8/10
Alain Delon with his twin brother starting the French revolution
14 July 2021
First of all, this film has nothing to do with Alexandre Dumas' great novel, which takes place entirely in Holland in the 17th century and mainly is about cultivating tulips, which was a craze in Holland at that time. In the novel they struggled with the challenge of bringing forth an entirely black tulip, which is botanically impossible. Here they present black tulips galore, as if they grew in thousands, like another signature of another scarlet pimpernel, which underscores the aburdity of the script of this film, which is practically all nonsense with great sequences of sword-fighting, colourful rides and excursions, great chases on horseback, plenty of romantic flirts and courting and a thronged mess of general fighting.
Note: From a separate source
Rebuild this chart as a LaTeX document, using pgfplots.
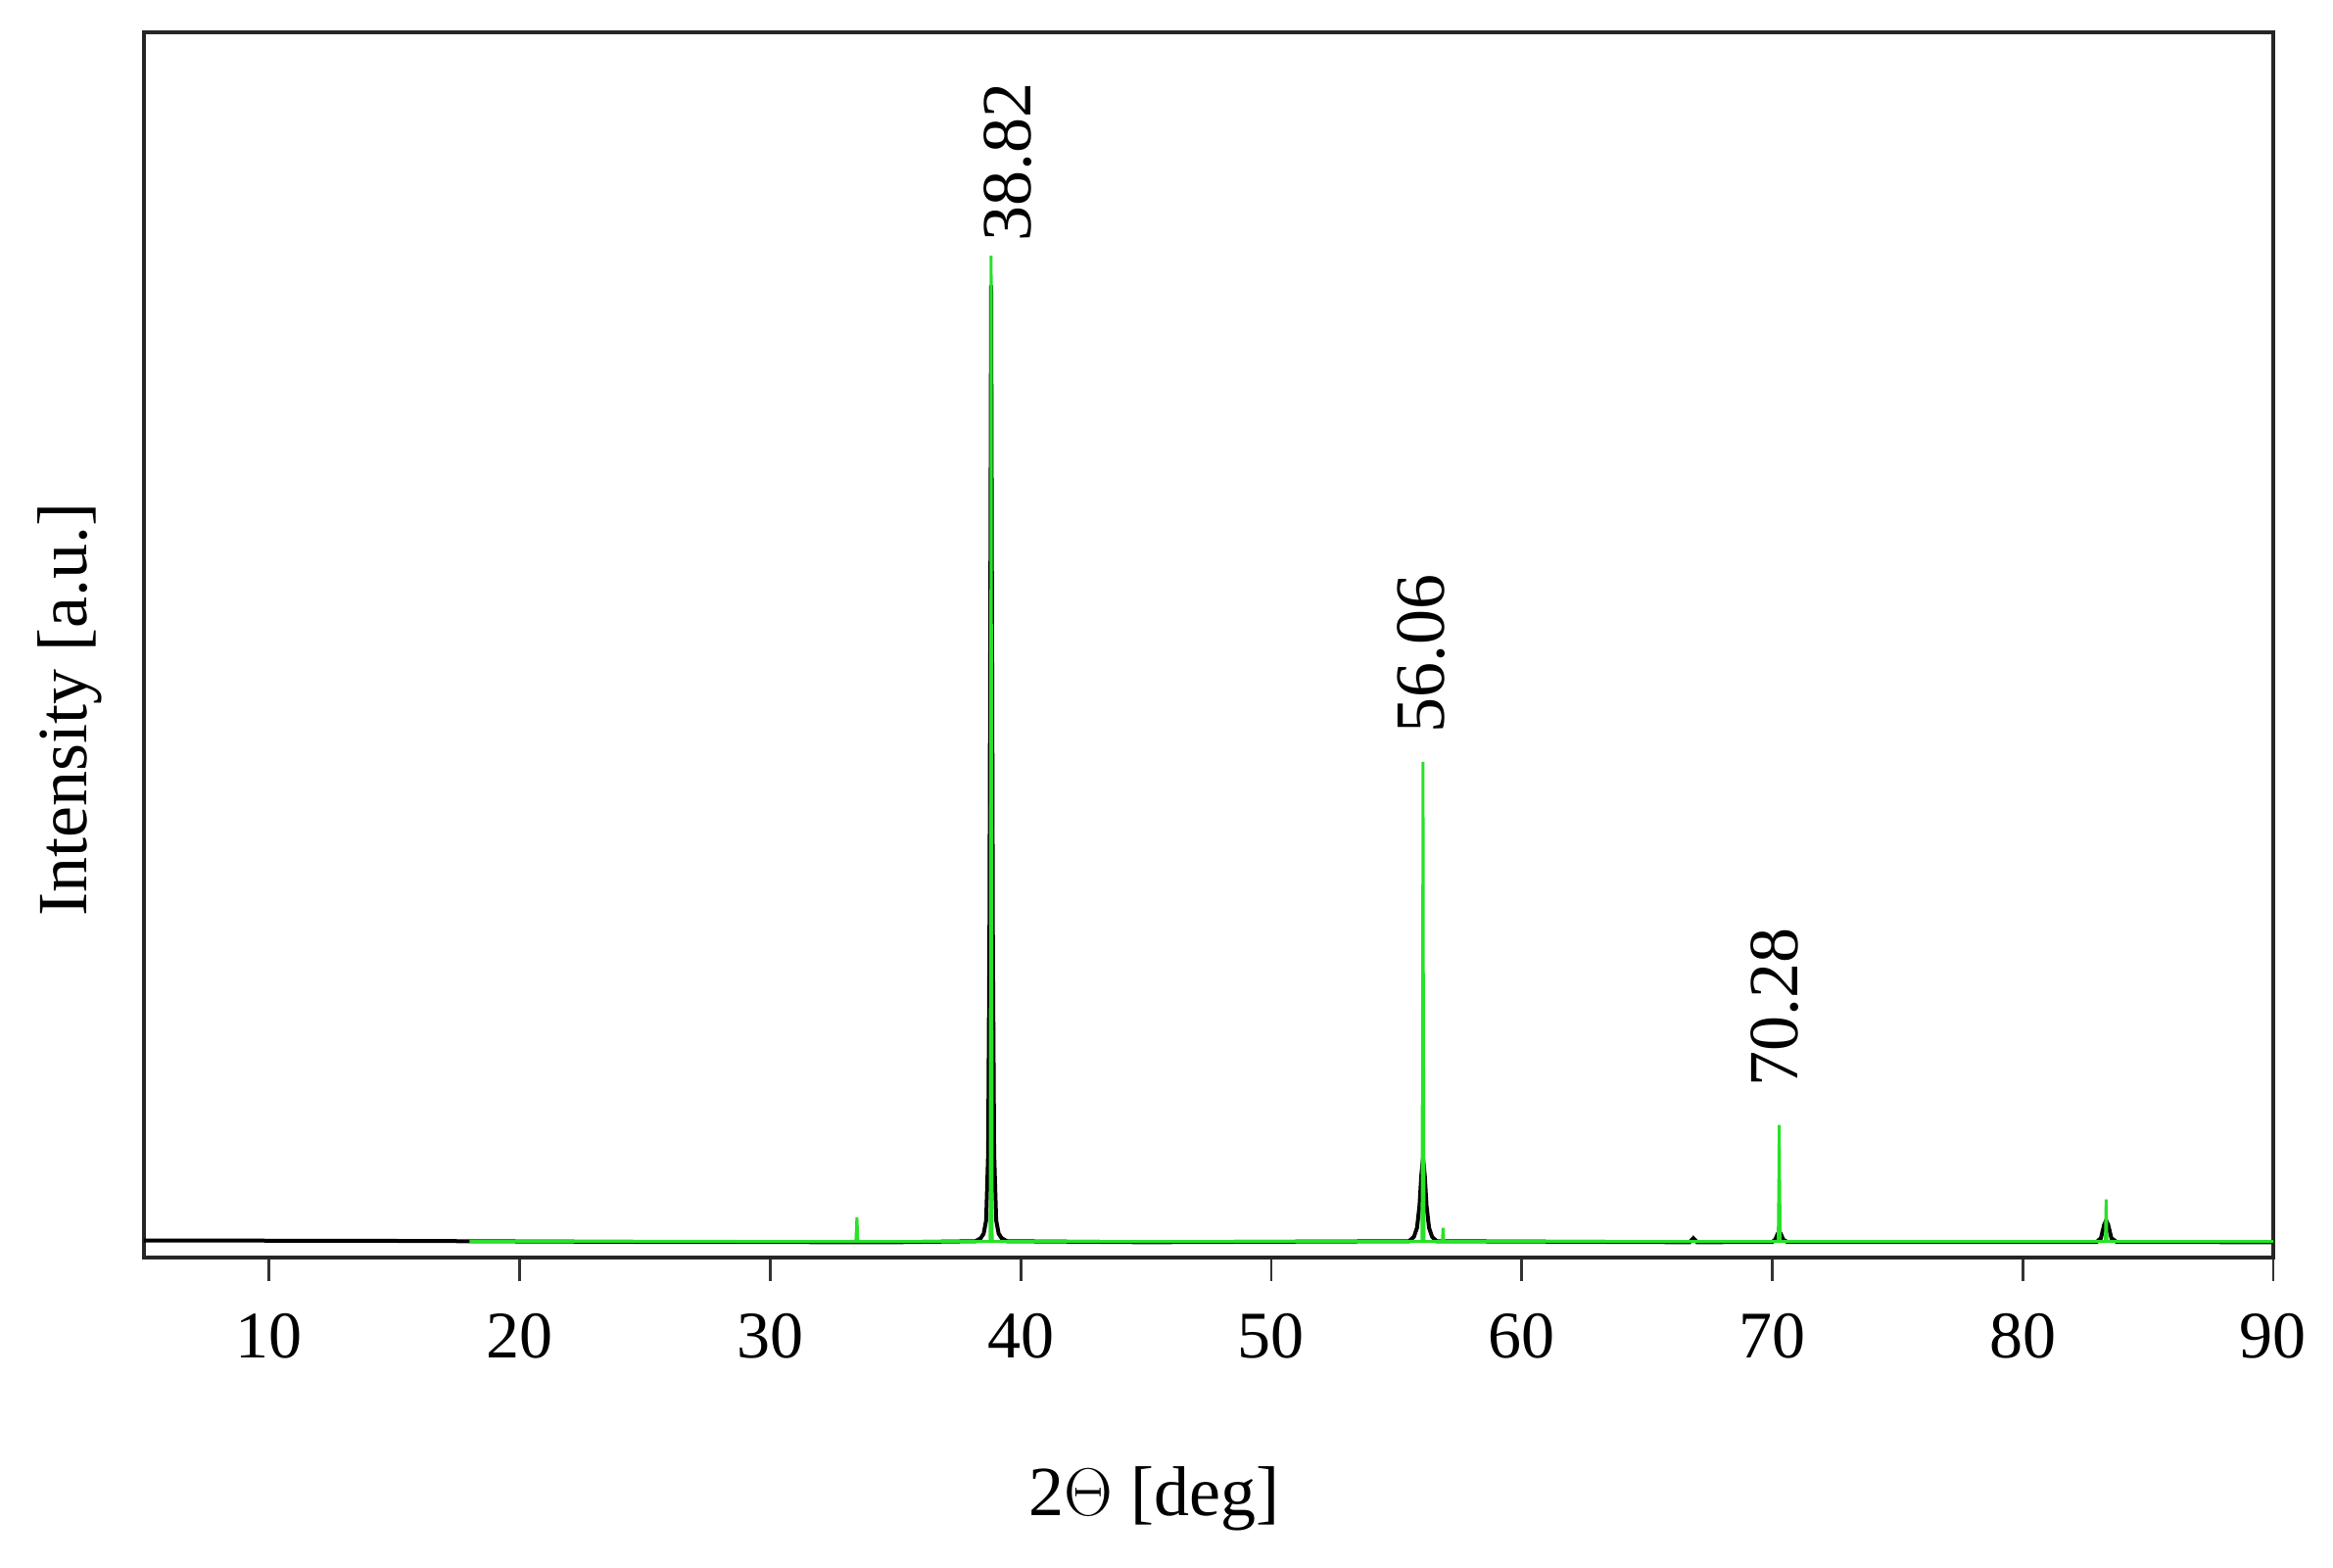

The colours and cinematography is outstanding like the dazzling show-off of brilliant French theatre and diction, but the script is just awful, all characters being casually superficial and disturbingly cynical, with only Akim Tamiroff standing out as something of an original character, but you are never informed of why and how he was ultimately hanged. This is casual superficial entertainment in dashing colours and swashbuckling splendour but nothing else, with no realism and no link with reality at all. Pity, because Christian-Jacque made some of the most brilliant costume films of France, the greatest being perhaps "Fanfan la Tulipe" 1952 with Gerard Philippe and Gina Lollobrigida, which was much more ingenious and original.